Outro dia, talvez na semana passada, talvez um ano atrás, uma casa foi abaixo no centro de Fortaleza. Caiu no meio da manhã, pondo todos em sobressalto, ou ainda de madrugada, a cidade alheia ao gesto que se abate com sofreguidão e urgência?

Cedeu ao vento e à chuva, que cuidaram em levá-la ao chão, ou foi se degradando aos poucos, perdendo materialidade, desfazendo-se como pele morta, desgastando-se cada dia mais um bocado, pesando sobre as próprias pernas até ruir por incapacidade de continuar em pé?

As casas têm alguma história, mesmo quando ignoradas. Essa, por exemplo, era desabitada. Não havia tanto tempo, uma última família a desocupara, deixando o imóvel para trás depois de esboçar esse desejo de vida tantas vezes, no ato a falta de coragem, decisão sempre adiada. Até que, um dia, calharam de engolir a estrada.

Depois, o vazio, o vestígio do eco não ouvido de alguma palavra abafada num cômodo qualquer, na cozinha a mão suspensa, no quarto o corpo acamado, na sala quem sabe uma música se escutasse colocando-se o ouvido contra o frio da parede.

Súbito, a casa em silêncio, repleta de umidade e de uma massa residual sonora e tátil, que se acumulava pelos cantos. Nela, toda sorte de desenhos, imensos painéis esculpidos no reboco, uma capela de formas orgânicas, nuvens sanguíneas e alaranjadas, que acabaram por necrosar o cimento e por baixo a arquitetura, o esqueleto, a madeira, a areia, o pó.

Até que não restasse outra saída senão deixar-se despencar.
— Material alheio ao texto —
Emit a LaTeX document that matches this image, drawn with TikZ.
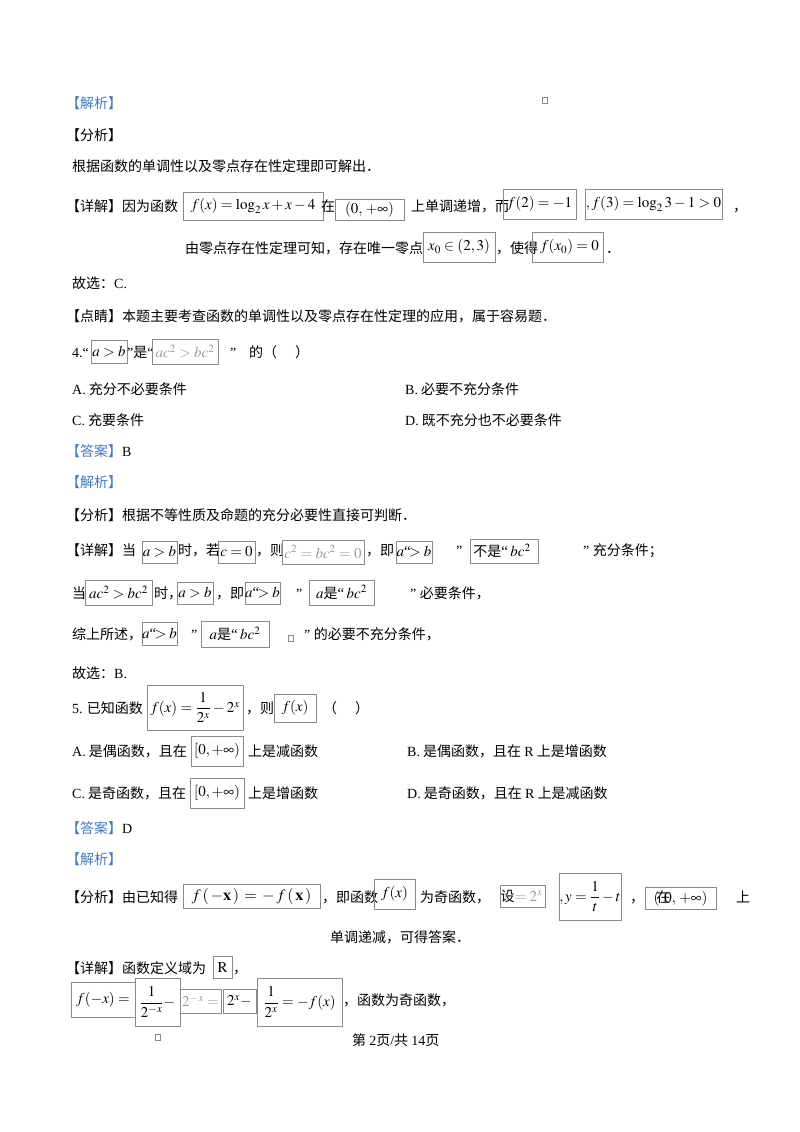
\documentclass[tikz,border=0pt]{standalone}
\usepackage{amsmath}
\usepackage{mathptmx}
\usepackage[no-math]{fontspec}
\setmainfont{Noto Sans CJK SC}
\newfontfamily\latin{Liberation Serif}
\newcommand\lat[1]{{\latin #1}}
\definecolor{hblue}{HTML}{3E7CC2}
\definecolor{bgray}{HTML}{8A8A8A}
\definecolor{lgray}{HTML}{9A9A9A}
\newcommand\fs{\fontsize{14}{16}\selectfont}
\newcommand\ms{\fontsize{15}{17}\selectfont}
\newcommand\mbx[6]{\node[mbox,minimum width=#4pt,minimum height=#5pt] (#1) at (#2,#3) {#6};}
\begin{document}
\begin{tikzpicture}[x=1pt,y=-1pt,
 txt/.style={anchor=base west,inner sep=0pt,font=\fs},
 hd/.style={txt,text=hblue},
 mbox/.style={draw=bgray,line width=0.7pt,inner sep=0pt,font=\ms,anchor=center},
 tinybox/.style={draw=bgray,line width=0.5pt,minimum width=5pt,minimum height=6pt,inner sep=0pt}]
\useasboundingbox[fill=white] (0,0) rectangle (800,1132);
% block 1
\node[hd] (h1) at (66,108) {【解析】};
\node[tinybox] (s1) at (545,100) {};
\node[txt] (h2) at (66,140) {【分析】};
\node[txt] (l3) at (72,171) {根据函数的单调性以及零点存在性定理即可解出．};
\node[txt] (l4a) at (66,211) {【详解】因为函数};
\mbx{b1}{253}{206}{140}{28}{$f(x)=\log_2 x+x-4$}
\node[txt] (l4b) at (321,211) {在};
\mbx{b2}{369.5}{209.5}{69}{21}{$(0,\,+\infty)$}
\node[txt] (l4c) at (411,211) {上单调递增，而};
\mbx{b3}{539.5}{204}{73}{30}{$f(2)=-1$}
\mbx{b4}{653.5}{204}{137}{30}{$,f(3)=\log_2 3-1>0$}
\node[txt] (l4d) at (733,211) {，};
\node[txt] (l5a) at (185,253) {由零点存在性定理可知，存在唯一零点};
\mbx{b5}{459}{247}{72}{30}{$x_0\in(2,3)$}
\node[txt] (l5b) at (496,253) {，使得};
\mbx{b6}{567.5}{247}{71}{30}{\hspace*{4pt}$f(x_0)=0$}
\node[txt] (l5c) at (606,253) {．};
\node[txt] (l6) at (72,288) {故选：\lat{C.}};
\node[txt] (l7) at (66,321) {【点睛】本题主要考查函数的单调性以及零点存在性定理的应用，属于容易题．};
% question 4
\node[txt] (q4a) at (72,357) {\lat{4.“}};
\mbx{b7}{109}{351.5}{36}{23}{$a>b$}
\node[txt] (q4b) at (127,357) {\lat{”}是\lat{“}};
\mbx{b8}{185}{351.5}{66}{25}{\color{lgray}$ac^2>bc^2$}
\node[txt] (q4c) at (230,357) {\lat{”}};
\node[txt] (q4d) at (249,357) {的（\hspace{18pt}）};
\node[txt] (oA) at (72,394) {\lat{A.} 充分不必要条件};
\node[txt] (oB) at (405,394) {\lat{B.} 必要不充分条件};
\node[txt] (oC) at (72,425) {\lat{C.} 充要条件};
\node[txt] (oD) at (405,425) {\lat{D.} 既不充分也不必要条件};
\node[txt] (ans4) at (66,456) {\textcolor{hblue}{【答案】}\lat{B}};
\node[hd] (jx4) at (66,487) {【解析】};
\node[txt] (fx4) at (66,520) {【分析】根据不等性质及命题的充分必要性直接可判断．};
\node[txt] (d1a) at (66,555) {【详解】当};
\mbx{b9}{159.5}{552}{35}{22}{$a>b$}
\node[txt] (d1b) at (178,555) {时，若};
\mbx{b10}{236.5}{552}{37}{22}{$c=0$}
\node[txt] (d1c) at (256,555) {，则};
\mbx{b11}{323}{552}{82}{24}{\color{lgray}$c^2=bc^2=0$}
\node[txt] (d1d) at (366,555) {，即};
\mbx{b12}{414}{552}{36}{22}{$a$\lat{“}$\!>b$}
\node[txt] (d1e) at (456,555) {\lat{”}};
\mbx{b13}{504}{551}{68}{24}{{\fs 不是}\lat{“}\,$bc^2$\hspace*{4pt}}
\node[txt] (d1g) at (583,555) {\lat{” }充分条件；};
\node[txt] (d2a) at (72,598) {当};
\mbx{b14}{118.5}{592.5}{67}{25}{$ac^2>bc^2$}
\node[txt] (d2b) at (154,598) {时，};
\mbx{b15}{195}{593}{36}{22}{$a>b$}
\node[txt] (d2c) at (216,598) {，即};
\mbx{b16}{262.5}{593}{35}{22}{$a$\lat{“}$\!>b$}
\node[txt] (d2d) at (296,598) {\lat{”}};
\mbx{b17}{341.5}{592.5}{65}{25}{$a${\fs 是}\lat{“}\,$bc^2$}
\node[txt] (d2e) at (410,598) {\lat{” }必要条件，};
\node[txt] (d3a) at (72,639) {综上所述，};
\mbx{b18}{159.5}{633.5}{35}{23}{$a$\lat{“}$\!>b$}
\node[txt] (d3b) at (191,639) {\lat{”}};
\mbx{b19}{235}{634}{68}{26}{$a${\fs 是}\lat{“}\,$bc^2$}
\node[tinybox] (s2) at (291,638) {};
\node[txt] (d3c) at (304,639) {\lat{” }的必要不充分条件，};
\node[txt] (d4) at (72,678) {故选：\lat{B.}};
% question 5
\node[txt] (q5a) at (72,713) {\lat{5.} 已知函数};
\mbx{b20}{195}{707.5}{96}{45}{$f(x)=\dfrac{1}{2^x}-2^x$}
\node[txt] (q5b) at (246,713) {，则};
\mbx{b21}{295}{708}{42}{28}{$f(x)$}
\node[txt] (q5c) at (323,713) {（\hspace{18pt}）};
\node[txt] (o5A) at (72,756) {\lat{A.} 是偶函数，且在};
\mbx{b22}{217}{751}{52}{30}{$[0,+\infty)$}
\node[txt] (o5Ab) at (248,756) {上是减函数};
\node[txt] (o5B) at (407,756) {\lat{B.} 是偶函数，且在 \lat{R} 上是增函数};
\node[txt] (o5C) at (72,798) {\lat{C.} 是奇函数，且在};
\mbx{b23}{217}{793}{54}{30}{$[0,+\infty)$}
\node[txt] (o5Cb) at (248,798) {上是增函数};
\node[txt] (o5D) at (407,798) {\lat{D.} 是奇函数，且在 \lat{R} 上是减函数};
\node[txt] (ans5) at (66,833) {\textcolor{hblue}{【答案】}\lat{D}};
\node[hd] (jx5) at (66,864) {【解析】};
\node[txt] (f5a) at (66,902) {【分析】由已知得};
\mbx{b24}{251.5}{896}{137}{24}{\fontsize{16}{18}\selectfont$f\,(\,-\mathbf{x}\,)\,=\,-\,f\,(\,\mathbf{x}\,)$}
\node[txt] (f5b) at (322,902) {，即函数};
\mbx{b25}{394.5}{894}{41}{30}{$f(x)$}
\node[txt] (f5c) at (420,902) {为奇函数，};
\mbx{b26}{523}{896}{44}{22}{{\fs 设}\color{lgray}$=2^x$\hspace*{3pt}}
\mbx{b27}{590}{896.5}{62}{47}{$,y=\dfrac{1}{t}-t$}
\node[txt] (f5e) at (630,902) {，};
\mbx{b28}{680.5}{898}{71}{22}{$(${\fs\hspace{-3pt}在\hspace{-6pt}}$0,\,+\infty)$}
\node[txt] (f5g) at (736,902) {上};
\node[txt] (f5h) at (330,942) {单调递减，可得答案．};
\node[txt] (x5a) at (66,973) {【详解】函数定义域为};
\mbx{b29}{222.5}{967}{19}{22}{$\mathrm{R}$}
\node[txt] (x5b) at (233,973) {，};
\mbx{b30}{103}{999.5}{64}{35}{$f(-x)=$}
\mbx{b31}{157.5}{1002}{45}{48}{$\dfrac{1}{2^{-x}}-$}
\mbx{b32}{200.5}{1001}{41}{24}{\color{lgray}$2^{-x}=$}
\mbx{b33}{239.5}{1001}{33}{24}{$2^x-$}
\mbx{b34}{299.5}{1002}{85}{48}{$\dfrac{1}{2^x}=-f(x)$}
\node[txt] (x5c) at (343,1005) {，函数为奇函数，};
\node[tinybox] (s3) at (158,1037) {};
\node[txt] (foot) at (352,1045) {第 \lat{2}页\lat{/}共 \lat{14}页};
\end{tikzpicture}
\end{document}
Tudo perdido, esquecido, à exceção de uma muda de roupa ou de um porta-retrato, uma camisa ou um colchão que um homem tinha usado durante um período curto para escapar do tempo e da violência da rua.

As casas se constituem nesse acúmulo de rastros, de sombra e exposição, no telhado e sob o piso. Caso se revirem suas telhas ou se desfaçam seus tijolos, é possível que se descubram esses segredos mantidos a sete chaves que as famílias escondem como nos baús de antigamente, arrastados para o mais escuro e lá deixados para que um dia alguém os encontre e o que se passou finalmente seja de conhecimento.

Feito essas garrafas atiradas ao mar, extraviadas mas portando uma mensagem do além ou do aquém, do passado ou do porvir, do havido ou do que está por haver, porque na casa as camadas de tempo se sobrepõem, invariáveis. Maquinações de memória, brinquedos de futurar.

Com essa, porém, deu-se algo triste. Caiu sem que lhe contassem a história, mesmo que mal escrita ou de difícil legibilidade, sem grande enredo ou personagens, sem tragédias ou heroísmo. Ninguém a procurou depois, não houve comoção nem interesse, não se deu por sua falta.

Mas essa lacuna é uma fábula de escombros, detritos e fragmentos de lembrança desarranjados na calçada, misturados como cartas de um baralho que desmorona quando ao menor tremor dos dedos se instaura o desequilíbrio, expondo-se toda defasagem, toda fadiga, toda falha.

Que histórias essa casa contaria por meio de sua fratura?